Now that we have an idea of what we mean by the word “scope,” we can decide what our story requires.
Details are naturally important to any fiction. A story full of vagaries is unlikely to appeal to very many people at all. Part of our jobs as writers and game masters is to gather the right details and present them in context. The hard part? Choosing those little details that are both interesting and relevant.
Say, for example, that a character in your story tries to pay for a drink at the local watering hole with money from a far away country. The important thing may be the fight that starts up when the mouthy character insists his money is good. Less interesting is the long history of the distant nation where the coin was minted. It’s probably enough for the bartender to say, “We don’t take no Rhomboidian dollars here, son.”
Not that there’s anything at all wrong with having these details. As the smith of worlds, you may want to know the detailed history of Rhomboidia. That’s great. But be sure that said history is divulged only as required. If a character does a strange thing as a result of his Rhomboidian upbringing, or if the adventurers must travel to the capitol, Quadrilat, in order to accomplish an important goal, then it becomes important. Of course, at that point, it’s good that you dropped the country’s name in that earlier scene, but we don’t need any more than that until later.

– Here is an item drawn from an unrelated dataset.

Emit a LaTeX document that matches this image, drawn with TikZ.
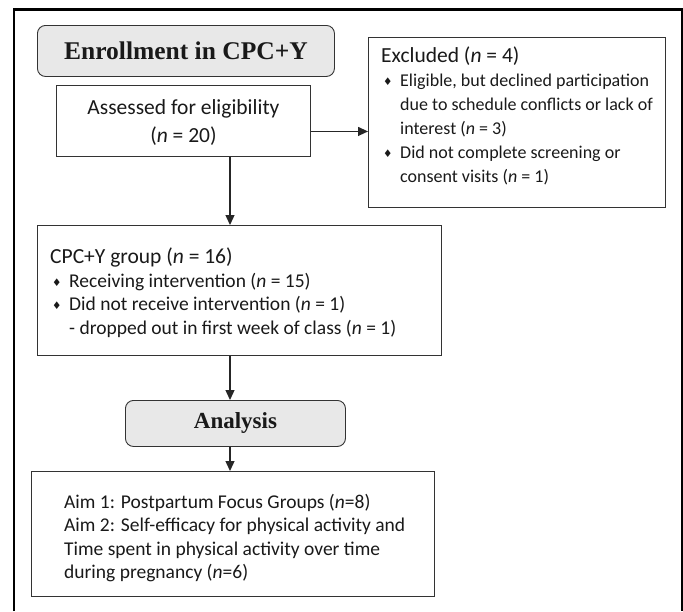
\documentclass[tikz,border=0pt]{standalone}
\usepackage{fontspec}
\setmainfont{Carlito}
\newfontfamily\tnr{Liberation Serif}
\newfontfamily\dvs{DejaVu Sans}
\usetikzlibrary{arrows.meta,calc}
\newcommand{\bul}{\makebox[19pt][l]{\hspace{2pt}{\dvs\fontsize{10.5}{10.5}\selectfont\raisebox{1pt}{♦}}}}
\newcommand{\ind}{\hspace*{19pt}}
\newcommand{\nn}{\textit{n}}
\begin{document}
\begin{tikzpicture}[x=1pt,y=-1pt,
  box/.style={draw=black!80, line width=0.9pt, inner sep=0pt, anchor=north west},
  rbox/.style={box, rounded corners=8pt, fill=black!9, font=\tnr\bfseries\fontsize{23}{26}\selectfont, text=black!90},
  body/.style={font=\fontsize{19.5}{23.5}\selectfont, align=left, inner sep=0pt, anchor=north west, text=black!90},
  head/.style={font=\fontsize{21.5}{28}\selectfont, align=center, inner sep=0pt, text=black!90},
  arr/.style={line width=1.3pt, draw=black!85, -{Triangle[length=10pt,width=9pt]}}]
\useasboundingbox (0,0) rectangle (683,611);
\draw[line width=2.5pt] (14,611) -- (14,9.5) -- (682,9.5) -- (682,611);
% boxes
\node[rbox, minimum width=297pt, minimum height=51pt, font=\tnr\bfseries\fontsize{25.5}{28}\selectfont] (enr) at (37,25) {Enrollment in CPC+Y};
\node[box, minimum width=254pt, minimum height=71pt] (ass) at (56,85) {};
\node[box, minimum width=297pt, minimum height=170pt] (excl) at (368,37) {};
\node[box, minimum width=404pt, minimum height=130pt] (cpc) at (37,225) {};
\node[rbox, minimum width=220pt, minimum height=46pt] (ana) at (125,400) {Analysis};
\node[box, minimum width=403pt, minimum height=125pt] (aim) at (31,471) {};
% texts
\node[head] (asstxt) at ([yshift=-1.5pt]ass.center) {Assessed for eligibility\\(\nn{} = 20)};
\node[body, font=\fontsize{18}{24}\selectfont] (excltxt) at (381,47) {{\fontsize{21.5}{25}\selectfont Excluded (\nn{} = 4)}\\
\bul Eligible, but declined participation\\
\ind due to schedule conflicts or lack of\\
\ind interest (\nn{} = 3)\\
\bul Did not complete screening or\\
\ind consent visits (\nn{} = 1)};
\node[body] (cpctxt) at (50,248) {{\fontsize{21.5}{24.5}\selectfont CPC+Y group (\nn{} = 16)}\\
\bul Receiving intervention (\nn{} = 15)\\
\bul Did not receive intervention (\nn{} = 1)\\
\ind - dropped out in first week of class (\nn{} = 1)};
\node[body] (aimtxt) at (64,494) {Aim 1: Postpartum Focus Groups (\nn=8)\\
Aim 2: Self-efficacy for physical activity and\\
Time spent in physical activity over time\\
during pregnancy (\nn=6)};
% connectors
\coordinate (vx) at (230,0);
\coordinate (p) at ([yshift=-10.5pt]ass.east);
\draw[arr] (p) -- (p -| excl.west);
\draw[arr] (ass.south -| vx) -- (cpc.north -| vx);
\draw[arr] (cpc.south -| vx) -- (ana.north -| vx);
\draw[arr] (ana.south -| vx) -- (aim.north -| vx);
\end{tikzpicture}
\end{document}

Which brings us to a bit worthy of reiteration. There is a big difference between what you need to know and what your readers or players need to know. You may not feel comfortable with your creation until you know everything down to the texture of the drapes in your merchant’s manor. Or you’re the relaxed type, comfortable with throwing in the details only as your characters encounter them. There’s nothing wrong with that either. No matter your level of compulsion, remember not to slow your story down by overloading it with unnecessary details just because they’re there. Of course, there is a lot of room for style in that kind of decision, and you know better than I what you intend to accomplish.
With all that said, we can see why it’s important to know the scope of our setting. If your story takes place entirely in a medieval city, we don’t need to know much about the surrounding countryside, but we do need details about the people, places and events of the town itself.
To scale down, if all the events happen in a large inn, we may need great detail about the common room, the kitchens, the staff and the patrons. We may not even need the name of the town or country the characters are in.
To scale up, perhaps our story will take us from the inn, to several other locations in the city, and then out into the wider world in our quest for resolution. The scope can expand enormously at this point. We made need castles and villages and ancient ruins, all with characters and themes of their own.
Of course, the scope of our setting may or may not be proportional to the scope of the story itself. While a short story may span the stars, it doesn’t by nature require a huge amount of background information. Conversely, a lengthy role playing campaign that takes place entirely in an asteroid mining plant may require a setting as dense as the rock itself.
Either way, it’s good to know from the beginning what you’re in for. Of course, good story telling requires flexibility, and scope may be one of the many aspects of your creation that changes as you go. No worries there. It’s easy to add more detail or cut away cumbersome specifics as you go.
Like any other smith, manufacturers of fiction need to be precise in their designs, eliminating as much waste as possible without cutting corners. In the end, if it’s good for the story, it deserves development. If it’s a minor point, drop it in off-handedly. Otherwise, provide as much detail as required to give your tale the depth and excitement it deserves.